2. A system according to claim 1, wherein the housing shell is attached to the connecting member and is tensionable thereagainst.

3. A system according to claim 1, wherein the housing shell is further disposed such as to prevent access to the release lever from the door.

4. A system according to claim 1, wherein the opening in a wall of the housing structure is adapted to entrap the release connector when the release connector is being pulled towards the door.

5. A system according to claim 1, wherein the housing shell is disposed in mechanical communication with the release lever such as to conceal the release lever from being reachable from outside of the housing shell.

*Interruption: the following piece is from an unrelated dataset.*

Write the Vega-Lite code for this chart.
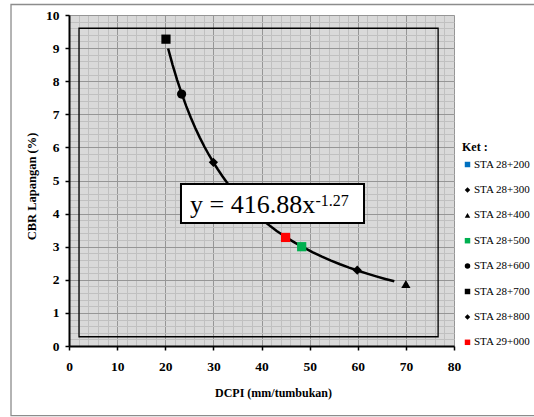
{
  "$schema": "https://vega.github.io/schema/vega-lite/v6.json",
  "width": 385,
  "height": 331,
  "autosize": {"type": "none"},
  "padding": {"left": 69, "top": 15, "right": 80, "bottom": 71},
  "background": "white",
  "config": {
    "font": "Liberation Serif",
    "view": {"fill": "#d9d9d9", "stroke": null},
    "axis": {"labelFont": "Liberation Serif", "titleFont": "Liberation Serif"},
    "legend": {"labelFont": "Liberation Serif", "titleFont": "Liberation Serif"},
    "text": {"font": "Liberation Serif"}
  },
  "datasets": {
    "frame": [{"x1": -12.05, "x2": 97.9, "y1": 10.317, "y2": -2.106}],
    "inner": [{"x1": 2.08, "x2": 76.7, "y1": 9.6, "y2": 0.28}],
    "points": [
      {"sta": "STA 28+200", "dcpi": 35, "cbr": 4.56},
      {"sta": "STA 28+300", "dcpi": 59.9, "cbr": 2.29},
      {"sta": "STA 28+400", "dcpi": 70, "cbr": 1.87},
      {"sta": "STA 28+500", "dcpi": 48.35, "cbr": 3.0},
      {"sta": "STA 28+600", "dcpi": 23.4, "cbr": 7.61},
      {"sta": "STA 28+700", "dcpi": 20.15, "cbr": 9.27},
      {"sta": "STA 28+800", "dcpi": 30, "cbr": 5.55},
      {"sta": "STA 29+000", "dcpi": 45, "cbr": 3.28}
    ],
    "box": [{"x1": 23.27, "x2": 61.3, "y1": 4.894, "y2": 3.716}],
    "eq": [{"label": "y = 416.88x", "x": 25.14, "y": 4.009}],
    "sup": [{"label": "-1.27", "x": 51.2, "y": 4.23}]
  },
  "layer": [
    {
      "data": {"name": "frame"},
      "mark": {"type": "rect", "fill": "transparent", "stroke": "#8c8c8c", "strokeWidth": 1.3},
      "encoding": {
        "x": {
          "field": "x1", "type": "quantitative",
          "scale": {"domain": [0, 80], "nice": false, "zero": false},
          "axis": {
            "orient": "top",
            "values": [0,2,4,6,8,10,12,14,16,18,20,22,24,26,28,30,32,34,36,38,40,42,44,46,48,50,52,54,56,58,60,62,64,66,68,70,72,74,76,78,80],
            "grid": true, "gridColor": "#c0c0c0", "gridWidth": 1,
            "domain": false, "ticks": false, "labels": false, "title": null
          }
        },
        "x2": {"field": "x2"},
        "y": {
          "field": "y1", "type": "quantitative",
          "scale": {"domain": [0, 10], "nice": false, "zero": false},
          "axis": {
            "orient": "right",
            "values": [0,0.2,0.4,0.6,0.8,1,1.2,1.4,1.6,1.8,2,2.2,2.4,2.6,2.8,3,3.2,3.4,3.6,3.8,4,4.2,4.4,4.6,4.8,5,5.2,5.4,5.6,5.8,6,6.2,6.4,6.6,6.8,7,7.2,7.4,7.6,7.8,8,8.2,8.4,8.6,8.8,9,9.2,9.4,9.6,9.8,10],
            "grid": true, "gridColor": "#c0c0c0", "gridWidth": 1,
            "domain": false, "ticks": false, "labels": false, "title": null
          }
        },
        "y2": {"field": "y2"}
      }
    },
    {
      "data": {"name": "inner"},
      "mark": {"type": "rect", "fill": "transparent", "stroke": "black", "strokeWidth": 1.3},
      "encoding": {
        "x": {
          "field": "x1", "type": "quantitative",
          "axis": {
            "orient": "bottom",
            "values": [0,10,20,30,40,50,60,70,80],
            "grid": true, "gridColor": "#969696", "gridWidth": 1,
            "domain": true, "domainColor": "black", "domainWidth": 2,
            "ticks": true, "tickColor": "black", "tickSize": 4, "tickWidth": 1.5,
            "labelFlush": false, "labelFont": "Liberation Serif", "labelFontSize": 13.5, "labelFontWeight": "bold", "labelColor": "black", "labelPadding": 9,
            "title": "DCPI (mm/tumbukan)", "titleFont": "Liberation Serif", "titleFontSize": 12, "titleFontWeight": "bold", "titleColor": "black",
            "titleX": 204, "titleY": 41
          }
        },
        "x2": {"field": "x2"},
        "y": {
          "field": "y1", "type": "quantitative",
          "axis": {
            "orient": "left",
            "values": [0,1,2,3,4,5,6,7,8,9,10],
            "grid": true, "gridColor": "#969696", "gridWidth": 1,
            "domain": true, "domainColor": "black", "domainWidth": 2,
            "ticks": true, "tickColor": "black", "tickSize": 4, "tickWidth": 1.5,
            "labelFont": "Liberation Serif", "labelFontSize": 13.5, "labelFontWeight": "bold", "labelColor": "black", "labelPadding": 6,
            "title": "CBR  Lapangan (%)", "titleFont": "Liberation Serif", "titleFontSize": 12.5, "titleFontWeight": "bold", "titleColor": "black",
            "titleX": -31, "titleY": 171
          }
        },
        "y2": {"field": "y2"}
      }
    },
    {
      "data": {"name": "points"},
      "transform": [
        {"regression": "cbr", "on": "dcpi", "method": "pow", "extent": [20.6, 67.6]}
      ],
      "mark": {"type": "line", "color": "black", "strokeWidth": 2.5},
      "encoding": {
        "x": {"field": "dcpi", "type": "quantitative", "axis": null},
        "y": {"field": "cbr", "type": "quantitative", "axis": null}
      }
    },
    {
      "data": {"name": "points"},
      "mark": {"type": "point", "filled": true, "size": 85, "opacity": 1, "strokeWidth": 0},
      "encoding": {
        "x": {"field": "dcpi", "type": "quantitative", "axis": null},
        "y": {"field": "cbr", "type": "quantitative", "axis": null},
        "color": {
          "field": "sta", "type": "nominal",
          "scale": {
            "domain": ["STA 28+200","STA 28+300","STA 28+400","STA 28+500","STA 28+600","STA 28+700","STA 28+800","STA 29+000"],
            "range": ["#0070C0","black","black","#00B050","black","black","black","#FF0000"]
          },
          "legend": {
            "title": "Ket :", "orient": "none", "legendX": 393, "legendY": 127, "padding": 0,
            "titleFont": "Liberation Serif", "titleFontSize": 12, "titleFontWeight": "bold", "titleColor": "black", "titlePadding": 5,
            "labelFont": "Liberation Serif", "labelFontSize": 11, "labelColor": "black", "labelOffset": 1, "labelLimit": 200,
            "symbolSize": 30, "rowPadding": 13.4, "symbolStrokeWidth": 0
          }
        },
        "shape": {
          "field": "sta", "type": "nominal",
          "scale": {
            "domain": ["STA 28+200","STA 28+300","STA 28+400","STA 28+500","STA 28+600","STA 28+700","STA 28+800","STA 29+000"],
            "range": ["square","diamond","triangle-up","square","circle","square","diamond","square"]
          },
          "legend": {
            "title": "Ket :", "orient": "none", "legendX": 393, "legendY": 127, "padding": 0,
            "titleFont": "Liberation Serif", "titleFontSize": 12, "titleFontWeight": "bold", "titleColor": "black", "titlePadding": 5,
            "labelFont": "Liberation Serif", "labelFontSize": 11, "labelColor": "black", "labelOffset": 1, "labelLimit": 200,
            "symbolSize": 30, "rowPadding": 13.4, "symbolStrokeWidth": 0
          }
        }
      }
    },
    {
      "data": {"name": "box"},
      "mark": {"type": "rect", "fill": "white", "stroke": "black", "strokeWidth": 2},
      "encoding": {
        "x": {"field": "x1", "type": "quantitative", "axis": null},
        "x2": {"field": "x2"},
        "y": {"field": "y1", "type": "quantitative", "axis": null},
        "y2": {"field": "y2"}
      }
    },
    {
      "data": {"name": "eq"},
      "mark": {"type": "text", "align": "left", "baseline": "alphabetic", "fontSize": 26, "color": "black", "font": "Liberation Serif"},
      "encoding": {
        "x": {"field": "x", "type": "quantitative", "axis": null},
        "y": {"field": "y", "type": "quantitative", "axis": null},
        "text": {"field": "label"}
      }
    },
    {
      "data": {"name": "sup"},
      "mark": {"type": "text", "align": "left", "baseline": "alphabetic", "fontSize": 16, "color": "black", "font": "Liberation Serif"},
      "encoding": {
        "x": {"field": "x", "type": "quantitative", "axis": null},
        "y": {"field": "y", "type": "quantitative", "axis": null},
        "text": {"field": "label"}
      }
    }
  ],
  "resolve": {"axis": {"x": "independent", "y": "independent"}}
}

6. A system according to claim 1, wherein the housing shell further includes a flap which, when the housing shell is removably disposed in mechanical communication with the release lever such as to enclose the release lever received through the aperture in the inner volume and to cause the release connector to freely extend downward from the distal end of the release lever through the opening and outside of the housing shell, is tensionably affixed to the connecting member.

7. A system according to claim 1, wherein said housing shell is configured to conceal a portion of the truck and the release lever received through the aperture in the inner volume, when disposed in mechanical communication with the release lever, such as to prevent said release lever from being activated from outside of the housing shell.